Figure scripts:
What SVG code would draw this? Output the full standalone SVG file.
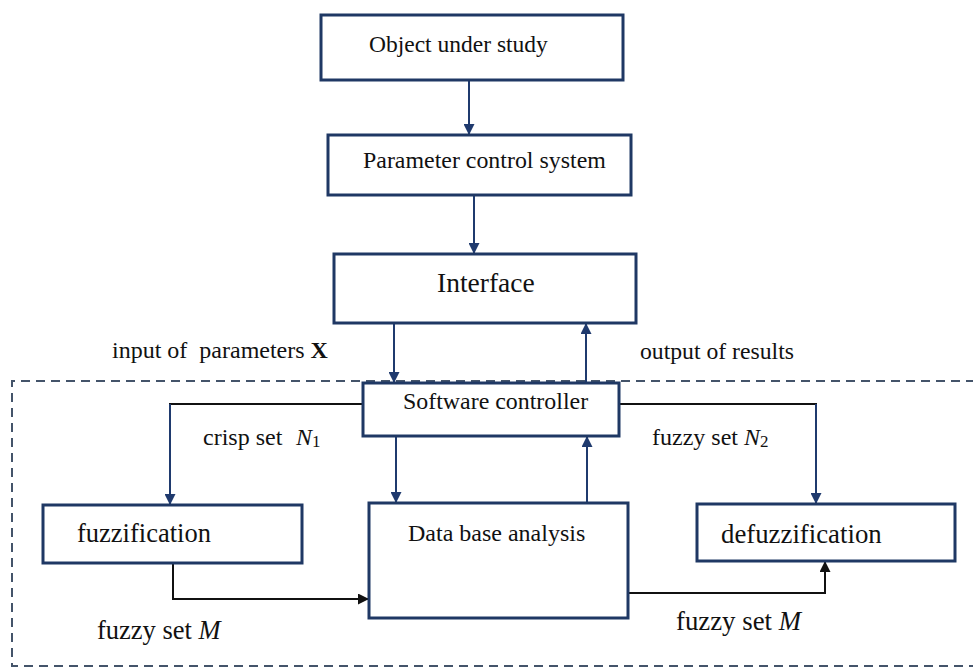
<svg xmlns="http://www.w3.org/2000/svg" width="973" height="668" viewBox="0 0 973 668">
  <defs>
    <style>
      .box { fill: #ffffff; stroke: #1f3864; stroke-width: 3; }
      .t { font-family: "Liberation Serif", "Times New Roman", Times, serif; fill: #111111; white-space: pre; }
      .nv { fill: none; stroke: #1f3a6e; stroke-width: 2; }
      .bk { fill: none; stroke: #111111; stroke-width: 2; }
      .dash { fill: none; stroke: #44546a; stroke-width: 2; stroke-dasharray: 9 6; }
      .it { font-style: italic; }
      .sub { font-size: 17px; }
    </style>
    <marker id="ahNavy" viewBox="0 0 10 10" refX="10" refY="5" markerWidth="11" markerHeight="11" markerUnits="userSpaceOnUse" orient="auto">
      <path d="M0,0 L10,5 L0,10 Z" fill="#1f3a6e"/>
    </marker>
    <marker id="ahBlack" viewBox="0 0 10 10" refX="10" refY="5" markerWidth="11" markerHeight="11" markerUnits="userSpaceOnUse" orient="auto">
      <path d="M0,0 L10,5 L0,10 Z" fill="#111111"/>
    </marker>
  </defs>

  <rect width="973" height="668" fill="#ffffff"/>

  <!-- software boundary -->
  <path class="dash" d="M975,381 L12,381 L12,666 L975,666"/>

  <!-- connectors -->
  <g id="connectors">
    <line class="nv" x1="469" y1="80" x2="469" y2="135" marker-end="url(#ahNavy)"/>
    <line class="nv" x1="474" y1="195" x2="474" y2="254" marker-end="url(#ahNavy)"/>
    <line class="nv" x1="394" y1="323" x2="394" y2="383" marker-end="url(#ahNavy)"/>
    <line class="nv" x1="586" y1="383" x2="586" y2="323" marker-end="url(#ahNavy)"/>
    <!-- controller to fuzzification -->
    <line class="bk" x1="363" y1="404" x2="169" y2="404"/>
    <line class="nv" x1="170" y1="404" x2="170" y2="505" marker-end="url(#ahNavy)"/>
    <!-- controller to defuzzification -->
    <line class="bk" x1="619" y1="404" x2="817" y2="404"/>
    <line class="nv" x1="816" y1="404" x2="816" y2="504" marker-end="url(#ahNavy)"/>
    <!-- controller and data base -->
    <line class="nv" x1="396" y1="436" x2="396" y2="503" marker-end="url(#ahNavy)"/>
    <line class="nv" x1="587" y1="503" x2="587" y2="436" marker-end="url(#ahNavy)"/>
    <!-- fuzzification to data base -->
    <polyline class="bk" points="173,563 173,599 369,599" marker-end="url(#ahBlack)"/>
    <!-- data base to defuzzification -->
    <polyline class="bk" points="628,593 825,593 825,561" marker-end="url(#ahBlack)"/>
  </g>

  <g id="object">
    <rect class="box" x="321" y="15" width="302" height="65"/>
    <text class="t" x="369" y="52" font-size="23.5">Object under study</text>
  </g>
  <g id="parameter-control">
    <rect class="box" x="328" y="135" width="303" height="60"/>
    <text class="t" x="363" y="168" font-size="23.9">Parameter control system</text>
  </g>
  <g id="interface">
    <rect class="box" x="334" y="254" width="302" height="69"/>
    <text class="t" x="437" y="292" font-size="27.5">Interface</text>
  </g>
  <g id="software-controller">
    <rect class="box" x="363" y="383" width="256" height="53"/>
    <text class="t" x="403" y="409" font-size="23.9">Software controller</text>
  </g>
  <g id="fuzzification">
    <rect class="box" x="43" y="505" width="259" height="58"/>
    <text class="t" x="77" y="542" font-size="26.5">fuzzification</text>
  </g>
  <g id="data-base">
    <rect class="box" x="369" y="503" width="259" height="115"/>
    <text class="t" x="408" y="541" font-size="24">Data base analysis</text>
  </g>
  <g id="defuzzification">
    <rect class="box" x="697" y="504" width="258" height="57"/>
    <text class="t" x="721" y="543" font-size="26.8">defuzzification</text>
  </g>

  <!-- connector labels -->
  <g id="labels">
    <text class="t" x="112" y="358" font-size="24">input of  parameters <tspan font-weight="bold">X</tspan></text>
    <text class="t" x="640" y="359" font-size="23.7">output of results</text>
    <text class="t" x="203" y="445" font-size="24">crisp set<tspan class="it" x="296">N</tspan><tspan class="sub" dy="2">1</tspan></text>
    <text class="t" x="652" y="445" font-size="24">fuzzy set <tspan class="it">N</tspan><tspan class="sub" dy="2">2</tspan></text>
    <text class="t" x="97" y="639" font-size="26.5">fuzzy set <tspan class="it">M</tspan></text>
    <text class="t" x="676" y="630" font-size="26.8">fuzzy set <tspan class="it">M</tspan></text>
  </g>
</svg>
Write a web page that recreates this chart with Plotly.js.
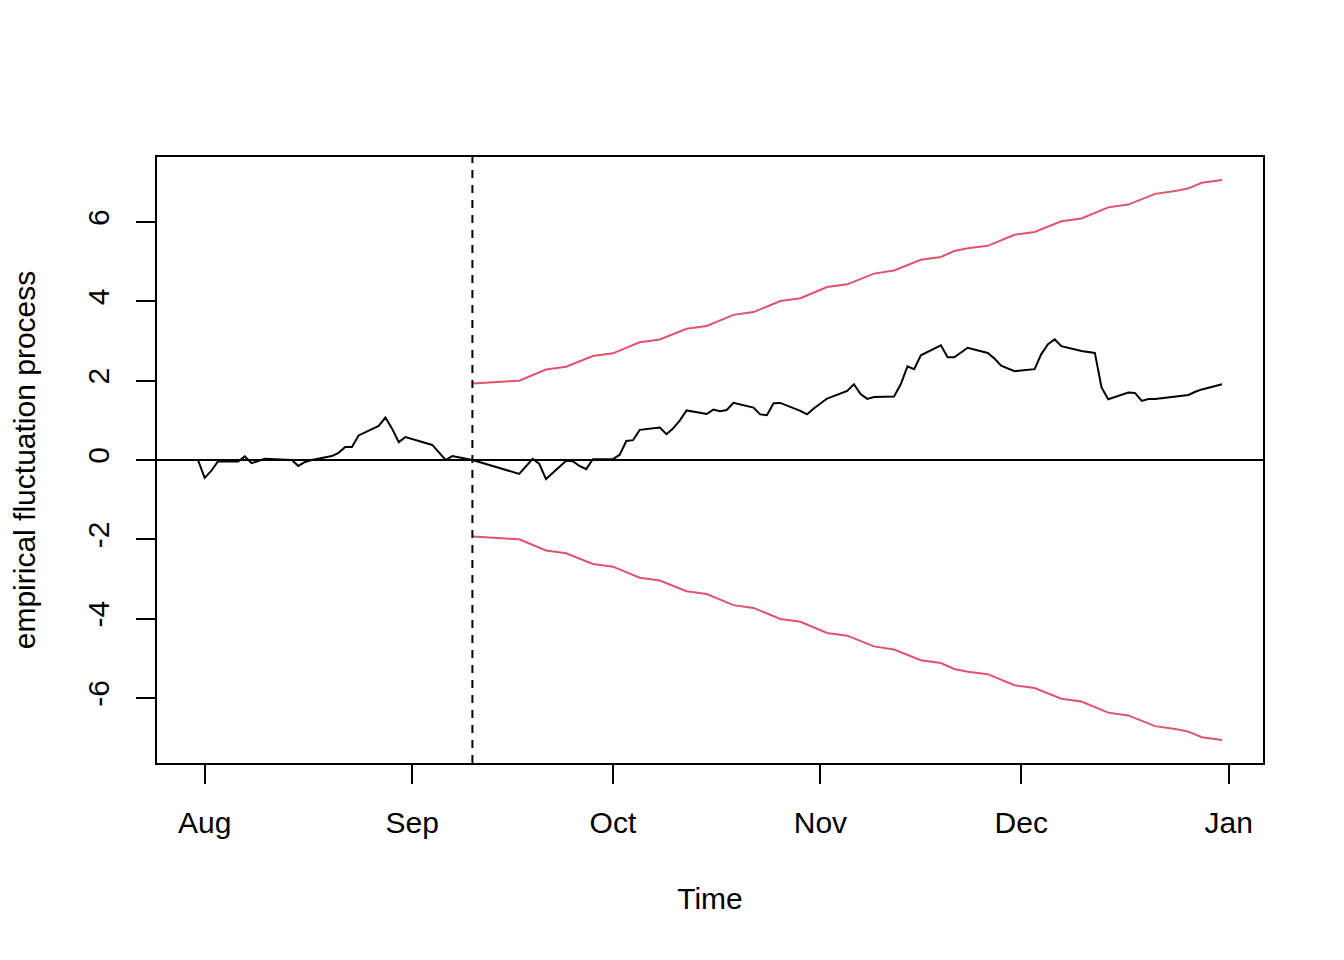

What to do
Take every line containing the word "this" and copy it.

Task response
What SVG code would draw this? Output the full standalone SVG file.
Write a web page that recreates this chart with Plotly.js.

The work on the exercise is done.